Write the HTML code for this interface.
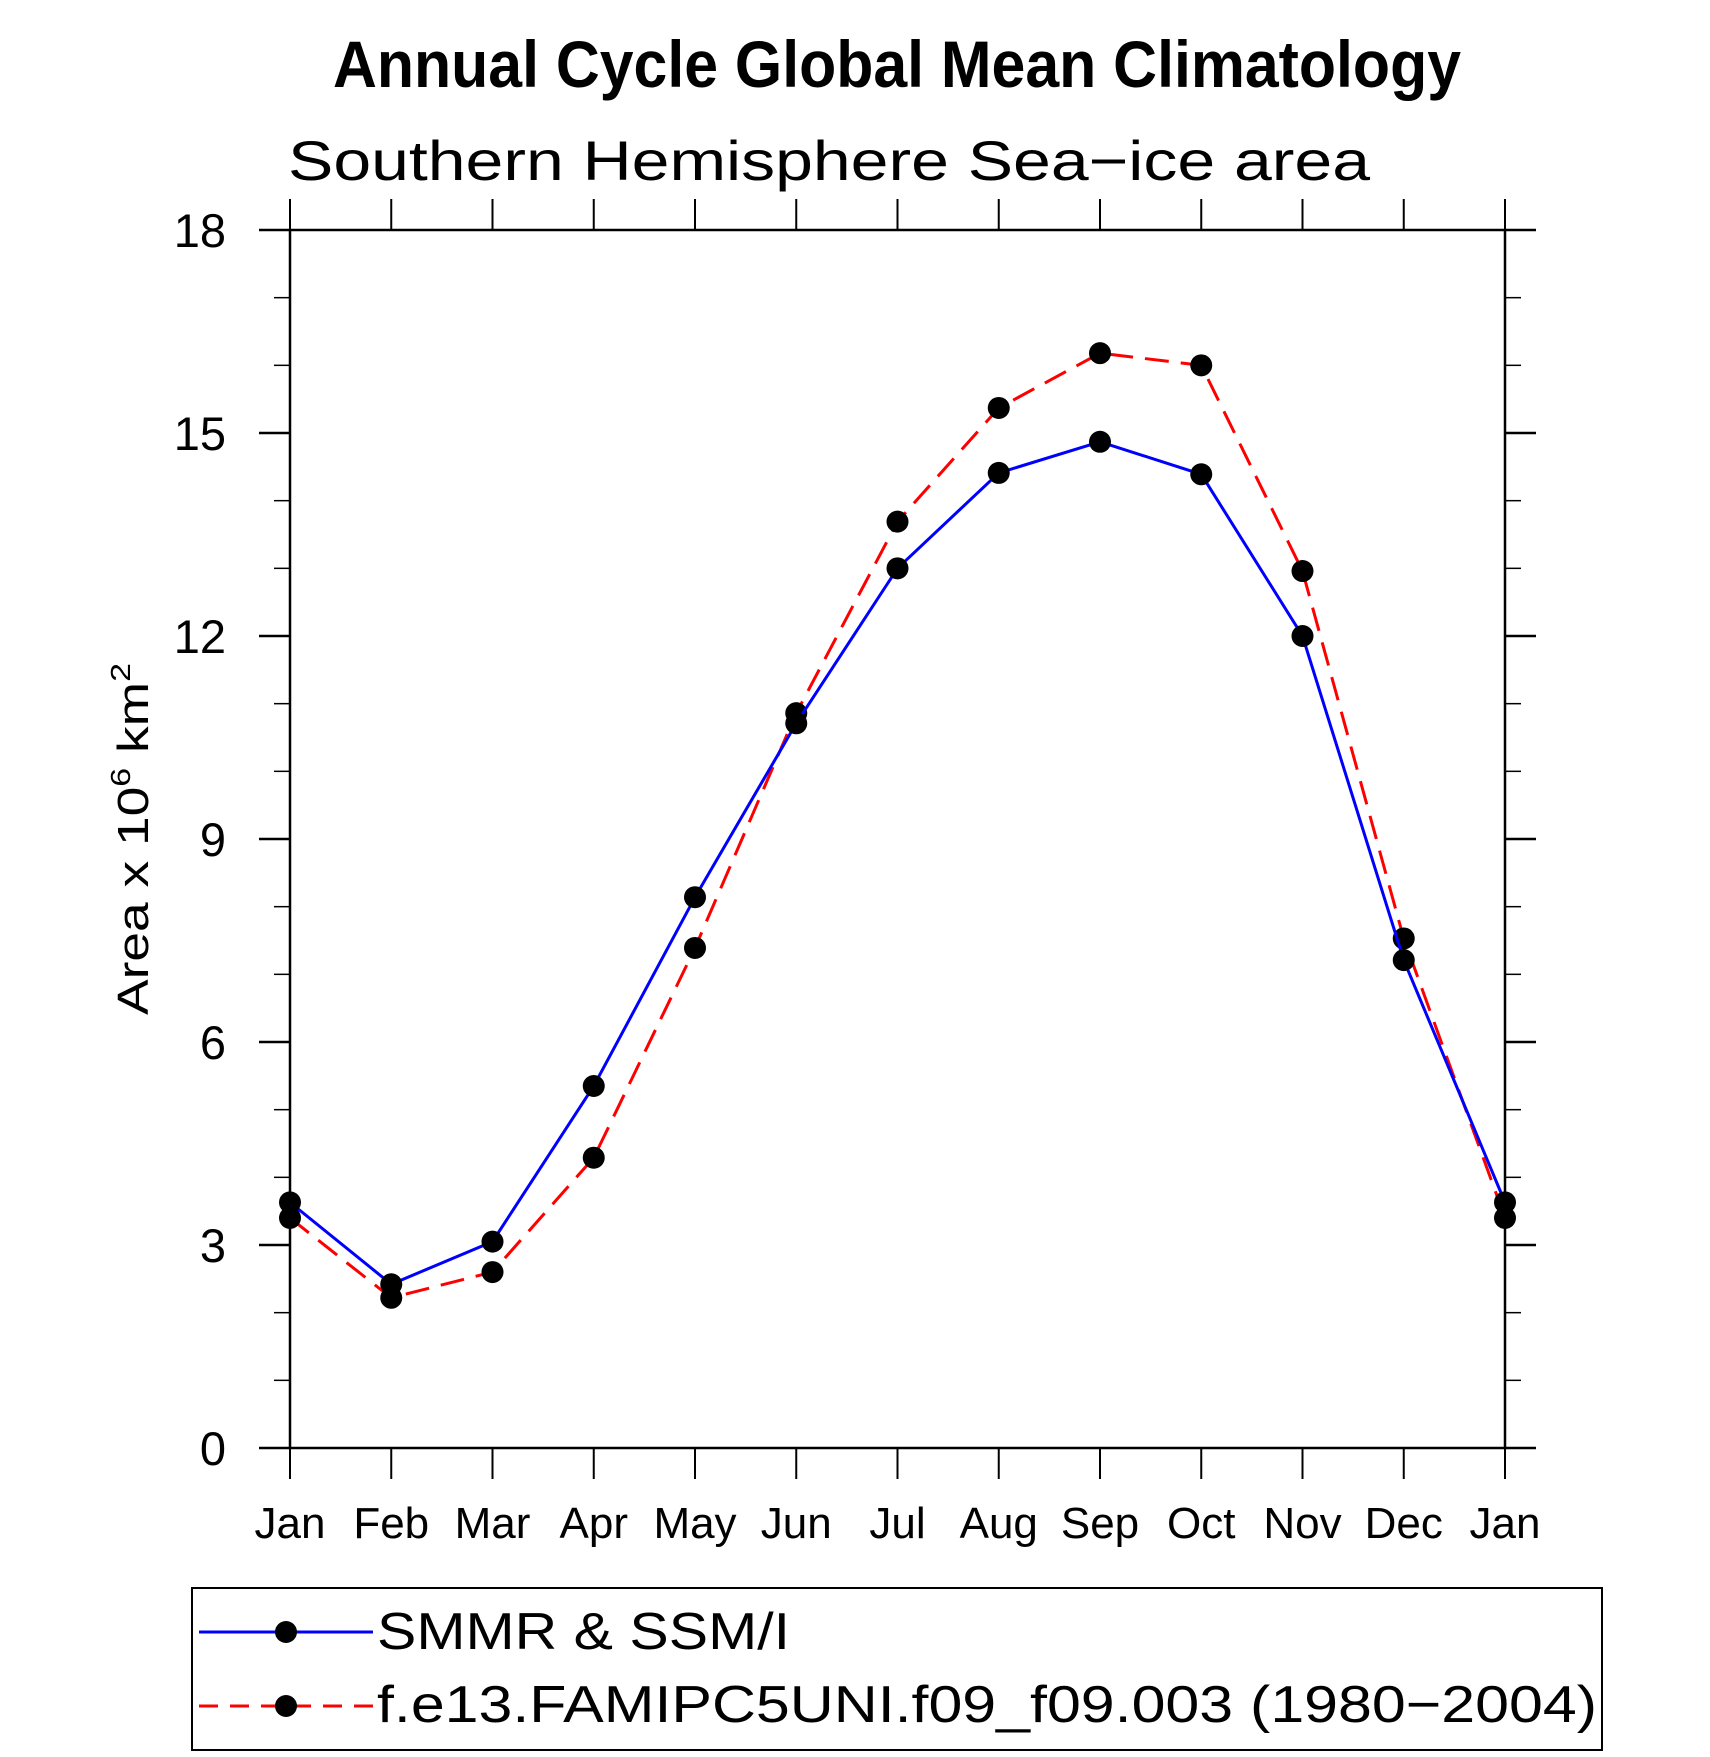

--

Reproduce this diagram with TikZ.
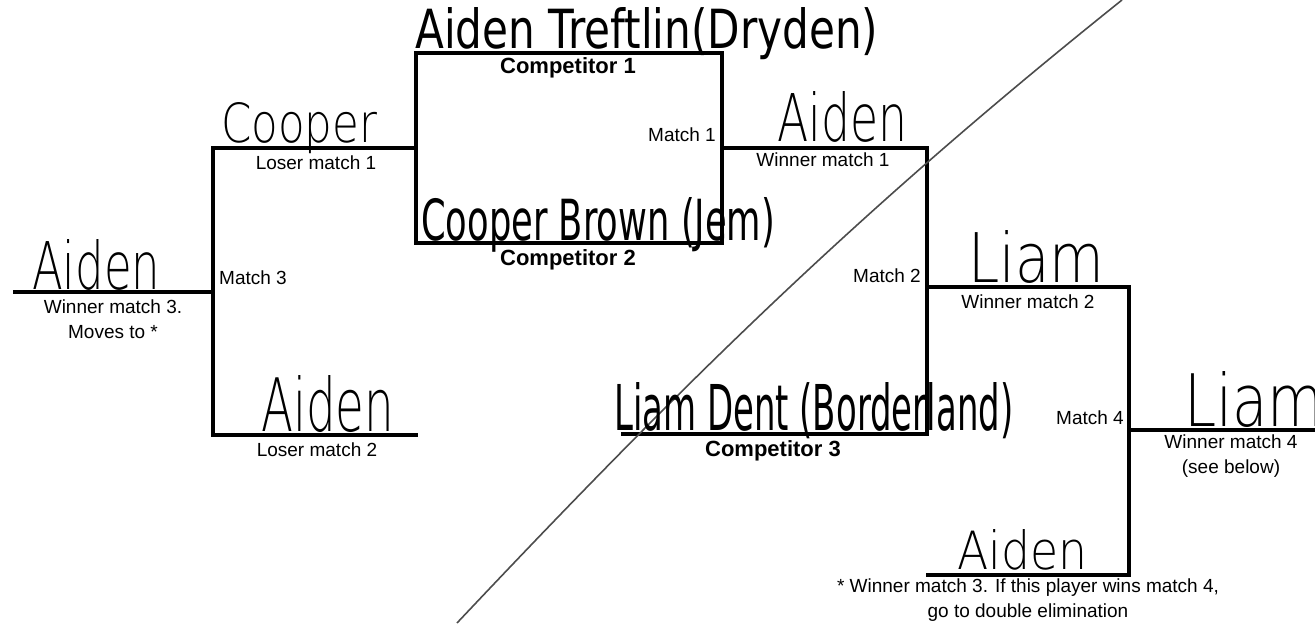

---

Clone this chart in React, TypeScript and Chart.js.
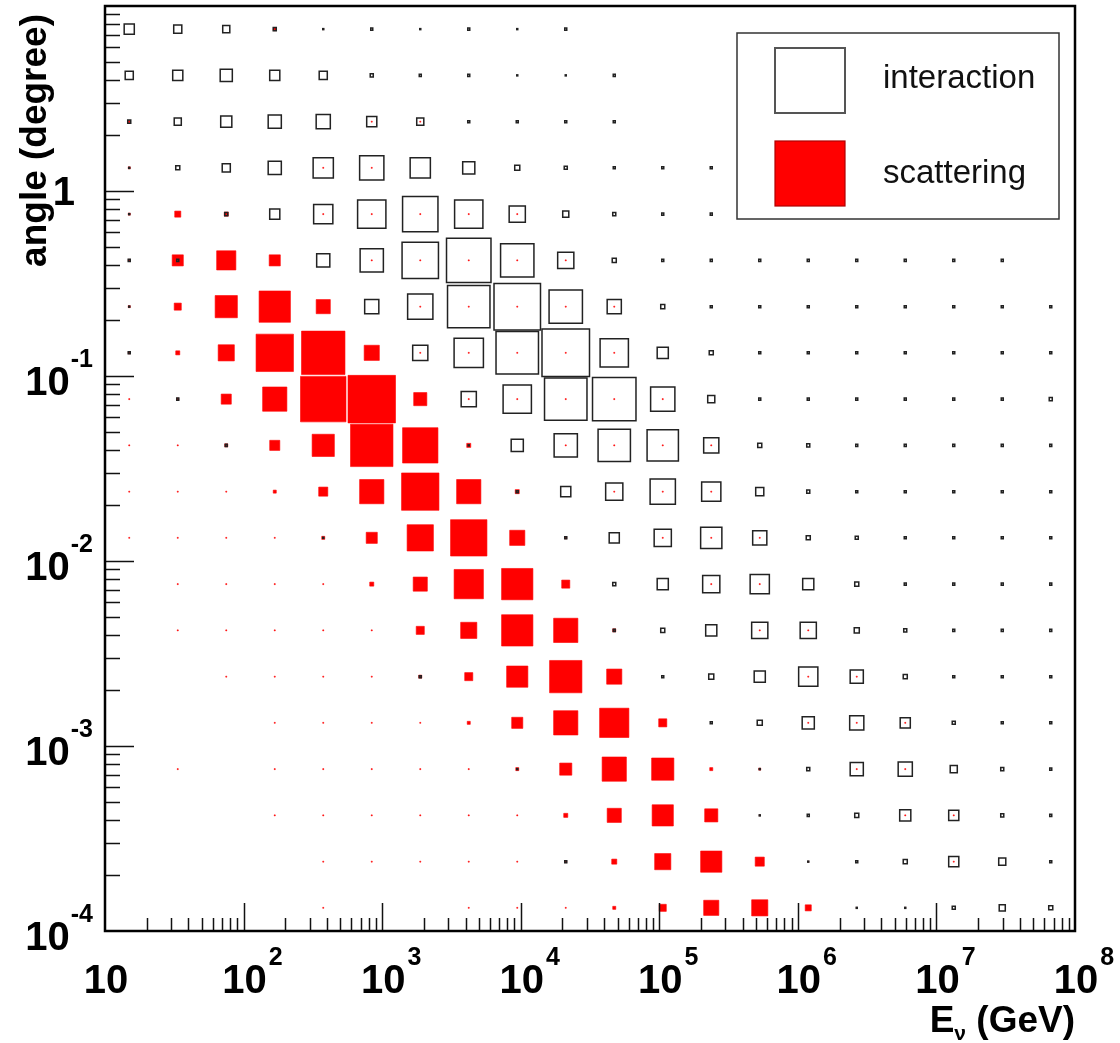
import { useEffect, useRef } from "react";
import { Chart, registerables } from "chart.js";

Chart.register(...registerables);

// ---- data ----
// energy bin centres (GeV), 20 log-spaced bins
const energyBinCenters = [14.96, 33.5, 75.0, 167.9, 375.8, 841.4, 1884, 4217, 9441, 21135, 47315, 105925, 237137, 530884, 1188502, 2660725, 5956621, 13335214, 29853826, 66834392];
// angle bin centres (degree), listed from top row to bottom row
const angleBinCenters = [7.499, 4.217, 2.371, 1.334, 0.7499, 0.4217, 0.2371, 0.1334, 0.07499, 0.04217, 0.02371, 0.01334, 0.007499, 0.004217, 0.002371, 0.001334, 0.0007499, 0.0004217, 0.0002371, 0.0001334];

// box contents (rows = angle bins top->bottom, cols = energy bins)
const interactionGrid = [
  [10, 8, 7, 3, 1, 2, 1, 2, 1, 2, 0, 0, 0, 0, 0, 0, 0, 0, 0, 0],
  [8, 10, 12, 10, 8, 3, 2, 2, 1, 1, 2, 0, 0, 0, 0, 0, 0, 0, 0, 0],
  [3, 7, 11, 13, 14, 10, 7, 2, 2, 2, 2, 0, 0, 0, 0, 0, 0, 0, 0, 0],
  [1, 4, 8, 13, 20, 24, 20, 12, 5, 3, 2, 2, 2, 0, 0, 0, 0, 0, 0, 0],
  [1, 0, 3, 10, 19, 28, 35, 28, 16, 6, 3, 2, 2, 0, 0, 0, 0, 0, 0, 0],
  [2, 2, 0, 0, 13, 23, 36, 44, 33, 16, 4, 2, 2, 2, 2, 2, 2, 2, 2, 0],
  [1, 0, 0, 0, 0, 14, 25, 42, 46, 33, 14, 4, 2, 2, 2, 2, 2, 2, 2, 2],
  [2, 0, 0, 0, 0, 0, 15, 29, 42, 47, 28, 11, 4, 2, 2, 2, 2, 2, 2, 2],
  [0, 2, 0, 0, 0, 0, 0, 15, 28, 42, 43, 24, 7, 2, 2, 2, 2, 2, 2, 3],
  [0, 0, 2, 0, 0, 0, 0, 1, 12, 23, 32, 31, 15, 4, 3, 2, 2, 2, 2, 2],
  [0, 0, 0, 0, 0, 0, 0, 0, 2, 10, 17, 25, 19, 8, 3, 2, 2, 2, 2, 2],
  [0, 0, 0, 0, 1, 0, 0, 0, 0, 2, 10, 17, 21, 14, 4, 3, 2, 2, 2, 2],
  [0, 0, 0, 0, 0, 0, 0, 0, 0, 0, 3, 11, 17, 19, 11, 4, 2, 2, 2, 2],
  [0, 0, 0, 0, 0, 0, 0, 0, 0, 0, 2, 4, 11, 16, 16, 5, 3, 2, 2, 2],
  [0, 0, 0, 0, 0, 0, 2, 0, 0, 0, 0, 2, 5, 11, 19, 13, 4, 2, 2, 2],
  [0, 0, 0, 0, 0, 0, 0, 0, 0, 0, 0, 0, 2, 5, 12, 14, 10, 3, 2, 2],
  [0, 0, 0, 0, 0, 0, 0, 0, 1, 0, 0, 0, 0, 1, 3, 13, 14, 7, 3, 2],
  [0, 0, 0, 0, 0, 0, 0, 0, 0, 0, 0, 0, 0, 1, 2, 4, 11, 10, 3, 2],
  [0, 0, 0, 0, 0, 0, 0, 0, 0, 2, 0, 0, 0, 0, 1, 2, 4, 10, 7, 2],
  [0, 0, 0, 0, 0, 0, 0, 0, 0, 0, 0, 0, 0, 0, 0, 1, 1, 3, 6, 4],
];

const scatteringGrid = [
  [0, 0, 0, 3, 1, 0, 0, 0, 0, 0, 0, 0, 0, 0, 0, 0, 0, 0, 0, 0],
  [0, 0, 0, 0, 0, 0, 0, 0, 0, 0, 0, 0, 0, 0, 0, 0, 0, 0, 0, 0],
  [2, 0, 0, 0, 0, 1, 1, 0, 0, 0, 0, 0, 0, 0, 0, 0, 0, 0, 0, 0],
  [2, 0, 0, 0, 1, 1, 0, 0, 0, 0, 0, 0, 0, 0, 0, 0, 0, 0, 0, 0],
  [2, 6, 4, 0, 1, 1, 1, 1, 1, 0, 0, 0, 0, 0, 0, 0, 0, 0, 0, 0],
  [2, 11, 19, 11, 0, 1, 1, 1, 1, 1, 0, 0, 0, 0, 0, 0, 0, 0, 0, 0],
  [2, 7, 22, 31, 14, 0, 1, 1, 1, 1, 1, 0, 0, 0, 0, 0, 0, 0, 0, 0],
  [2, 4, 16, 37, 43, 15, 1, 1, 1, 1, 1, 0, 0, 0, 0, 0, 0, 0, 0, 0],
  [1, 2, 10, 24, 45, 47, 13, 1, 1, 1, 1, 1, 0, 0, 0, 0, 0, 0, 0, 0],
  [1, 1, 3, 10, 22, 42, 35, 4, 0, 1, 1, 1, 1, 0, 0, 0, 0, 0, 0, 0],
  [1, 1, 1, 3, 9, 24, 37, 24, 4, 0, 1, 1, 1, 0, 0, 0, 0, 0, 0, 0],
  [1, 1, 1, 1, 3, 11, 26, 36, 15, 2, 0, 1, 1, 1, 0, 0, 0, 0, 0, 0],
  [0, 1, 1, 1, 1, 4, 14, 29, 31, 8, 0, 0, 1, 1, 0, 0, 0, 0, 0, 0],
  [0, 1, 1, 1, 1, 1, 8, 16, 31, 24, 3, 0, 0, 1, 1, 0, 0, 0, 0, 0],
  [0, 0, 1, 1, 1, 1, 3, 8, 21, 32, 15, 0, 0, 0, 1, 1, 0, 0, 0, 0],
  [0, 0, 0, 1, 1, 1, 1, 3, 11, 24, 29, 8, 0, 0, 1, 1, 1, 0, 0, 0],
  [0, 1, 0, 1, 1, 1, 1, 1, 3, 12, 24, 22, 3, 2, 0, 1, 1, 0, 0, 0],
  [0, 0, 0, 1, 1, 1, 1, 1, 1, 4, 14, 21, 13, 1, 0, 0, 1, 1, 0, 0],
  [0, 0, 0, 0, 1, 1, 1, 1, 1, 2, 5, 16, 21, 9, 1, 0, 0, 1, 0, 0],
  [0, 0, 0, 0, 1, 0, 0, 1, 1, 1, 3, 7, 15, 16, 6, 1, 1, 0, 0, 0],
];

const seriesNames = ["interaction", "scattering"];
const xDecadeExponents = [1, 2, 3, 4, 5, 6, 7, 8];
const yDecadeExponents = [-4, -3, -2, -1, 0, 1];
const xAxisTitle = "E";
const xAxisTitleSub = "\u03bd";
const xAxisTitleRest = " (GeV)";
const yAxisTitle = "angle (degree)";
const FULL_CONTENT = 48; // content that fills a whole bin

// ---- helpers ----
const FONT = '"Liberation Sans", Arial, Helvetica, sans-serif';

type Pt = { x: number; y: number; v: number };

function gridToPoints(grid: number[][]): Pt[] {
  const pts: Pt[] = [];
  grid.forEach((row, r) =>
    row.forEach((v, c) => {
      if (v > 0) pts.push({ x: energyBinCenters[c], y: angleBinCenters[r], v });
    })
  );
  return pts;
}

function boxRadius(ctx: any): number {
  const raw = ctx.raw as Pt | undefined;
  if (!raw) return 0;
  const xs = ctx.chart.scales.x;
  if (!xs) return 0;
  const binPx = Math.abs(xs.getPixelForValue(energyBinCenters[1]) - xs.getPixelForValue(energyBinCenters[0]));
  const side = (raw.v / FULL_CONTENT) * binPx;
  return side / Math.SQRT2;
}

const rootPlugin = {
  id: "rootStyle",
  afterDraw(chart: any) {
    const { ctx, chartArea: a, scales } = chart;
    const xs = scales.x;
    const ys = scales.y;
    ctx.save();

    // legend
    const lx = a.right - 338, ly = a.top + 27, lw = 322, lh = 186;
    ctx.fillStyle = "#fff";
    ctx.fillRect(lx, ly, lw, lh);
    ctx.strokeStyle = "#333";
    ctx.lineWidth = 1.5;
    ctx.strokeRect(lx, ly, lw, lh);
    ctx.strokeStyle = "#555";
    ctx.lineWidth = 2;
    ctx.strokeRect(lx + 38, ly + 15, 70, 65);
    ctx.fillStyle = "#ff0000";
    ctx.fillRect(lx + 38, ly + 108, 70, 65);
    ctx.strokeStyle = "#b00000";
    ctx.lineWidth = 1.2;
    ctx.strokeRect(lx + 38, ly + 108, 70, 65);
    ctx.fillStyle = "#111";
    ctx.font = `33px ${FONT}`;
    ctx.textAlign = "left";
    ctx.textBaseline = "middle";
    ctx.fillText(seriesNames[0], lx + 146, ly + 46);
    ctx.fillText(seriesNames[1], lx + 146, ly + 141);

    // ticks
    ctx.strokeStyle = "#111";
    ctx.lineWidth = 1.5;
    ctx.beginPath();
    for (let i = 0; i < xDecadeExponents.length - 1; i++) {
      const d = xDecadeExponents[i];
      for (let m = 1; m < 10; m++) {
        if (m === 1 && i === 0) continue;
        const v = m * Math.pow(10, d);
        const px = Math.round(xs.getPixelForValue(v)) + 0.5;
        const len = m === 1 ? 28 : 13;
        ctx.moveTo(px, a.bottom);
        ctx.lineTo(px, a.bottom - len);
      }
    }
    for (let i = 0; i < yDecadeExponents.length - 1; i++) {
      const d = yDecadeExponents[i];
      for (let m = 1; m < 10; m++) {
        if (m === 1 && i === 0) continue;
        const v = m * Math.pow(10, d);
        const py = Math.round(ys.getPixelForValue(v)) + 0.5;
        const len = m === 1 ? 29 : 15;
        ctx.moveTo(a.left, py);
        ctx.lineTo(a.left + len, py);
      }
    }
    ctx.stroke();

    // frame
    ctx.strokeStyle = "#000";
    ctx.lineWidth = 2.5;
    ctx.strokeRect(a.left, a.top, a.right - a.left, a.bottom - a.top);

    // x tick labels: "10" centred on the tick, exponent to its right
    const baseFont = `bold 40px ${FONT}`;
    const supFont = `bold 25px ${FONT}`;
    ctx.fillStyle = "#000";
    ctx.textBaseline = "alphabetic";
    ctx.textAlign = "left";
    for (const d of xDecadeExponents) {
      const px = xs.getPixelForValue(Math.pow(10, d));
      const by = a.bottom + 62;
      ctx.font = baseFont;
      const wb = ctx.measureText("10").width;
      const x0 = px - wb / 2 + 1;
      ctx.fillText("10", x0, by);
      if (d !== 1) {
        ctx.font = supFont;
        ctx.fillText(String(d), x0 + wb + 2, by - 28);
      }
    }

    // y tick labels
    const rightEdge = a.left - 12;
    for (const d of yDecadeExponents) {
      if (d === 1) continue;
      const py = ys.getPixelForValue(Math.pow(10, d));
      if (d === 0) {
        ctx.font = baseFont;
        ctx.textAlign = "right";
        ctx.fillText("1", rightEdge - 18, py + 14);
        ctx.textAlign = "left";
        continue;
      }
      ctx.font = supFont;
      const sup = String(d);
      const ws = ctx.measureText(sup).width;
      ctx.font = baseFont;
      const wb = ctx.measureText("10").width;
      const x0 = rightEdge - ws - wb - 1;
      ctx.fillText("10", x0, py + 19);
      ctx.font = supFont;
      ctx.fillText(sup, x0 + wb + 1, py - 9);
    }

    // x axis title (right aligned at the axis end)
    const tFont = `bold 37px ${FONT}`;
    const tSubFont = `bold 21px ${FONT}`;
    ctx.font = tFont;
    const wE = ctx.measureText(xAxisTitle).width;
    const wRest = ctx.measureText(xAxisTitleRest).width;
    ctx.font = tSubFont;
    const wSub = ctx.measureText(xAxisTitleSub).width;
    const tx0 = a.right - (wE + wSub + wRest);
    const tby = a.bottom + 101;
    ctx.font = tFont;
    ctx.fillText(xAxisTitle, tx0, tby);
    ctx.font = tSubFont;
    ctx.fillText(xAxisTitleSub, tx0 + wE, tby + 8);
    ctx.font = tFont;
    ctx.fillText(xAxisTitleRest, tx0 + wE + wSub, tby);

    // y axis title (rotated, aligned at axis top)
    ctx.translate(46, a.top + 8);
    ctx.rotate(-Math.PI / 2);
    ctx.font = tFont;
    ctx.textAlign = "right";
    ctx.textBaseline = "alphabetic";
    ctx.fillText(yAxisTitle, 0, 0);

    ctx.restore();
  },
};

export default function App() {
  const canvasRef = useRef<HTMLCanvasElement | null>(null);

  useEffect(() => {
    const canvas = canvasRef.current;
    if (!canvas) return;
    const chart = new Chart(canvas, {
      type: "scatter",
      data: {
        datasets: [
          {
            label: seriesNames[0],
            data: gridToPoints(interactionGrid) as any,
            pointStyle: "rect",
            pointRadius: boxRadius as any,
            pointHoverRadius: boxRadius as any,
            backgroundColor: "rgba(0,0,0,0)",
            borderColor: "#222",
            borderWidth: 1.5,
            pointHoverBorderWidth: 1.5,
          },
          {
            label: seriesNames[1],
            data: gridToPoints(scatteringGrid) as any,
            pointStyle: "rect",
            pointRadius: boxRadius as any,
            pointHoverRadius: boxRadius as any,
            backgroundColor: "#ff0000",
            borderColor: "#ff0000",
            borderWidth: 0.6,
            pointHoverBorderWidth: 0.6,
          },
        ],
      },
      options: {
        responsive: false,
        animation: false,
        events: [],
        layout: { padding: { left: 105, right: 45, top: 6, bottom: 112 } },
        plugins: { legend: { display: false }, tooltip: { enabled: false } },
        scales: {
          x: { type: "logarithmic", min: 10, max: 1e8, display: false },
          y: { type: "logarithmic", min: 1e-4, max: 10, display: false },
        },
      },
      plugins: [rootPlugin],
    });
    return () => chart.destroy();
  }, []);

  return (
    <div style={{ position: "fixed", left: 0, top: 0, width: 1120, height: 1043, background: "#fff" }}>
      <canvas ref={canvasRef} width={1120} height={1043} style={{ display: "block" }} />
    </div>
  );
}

*The request*
Leaving out all pictures, set down exactly the lines of the material above, from the line with "Clone this chart" to the line with "0.0004217, 0.0002371, 0.0001334];" inclusive, and no others.

*The output*
Clone this chart in React, TypeScript and Chart.js.
import { useEffect, useRef } from "react";
import { Chart, registerables } from "chart.js";

Chart.register(...registerables);

// ---- data ----
// energy bin centres (GeV), 20 log-spaced bins
const energyBinCenters = [14.96, 33.5, 75.0, 167.9, 375.8, 841.4, 1884, 4217, 9441, 21135, 47315, 105925, 237137, 530884, 1188502, 2660725, 5956621, 13335214, 29853826, 66834392];
// angle bin centres (degree), listed from top row to bottom row
const angleBinCenters = [7.499, 4.217, 2.371, 1.334, 0.7499, 0.4217, 0.2371, 0.1334, 0.07499, 0.04217, 0.02371, 0.01334, 0.007499, 0.004217, 0.002371, 0.001334, 0.0007499, 0.0004217, 0.0002371, 0.0001334];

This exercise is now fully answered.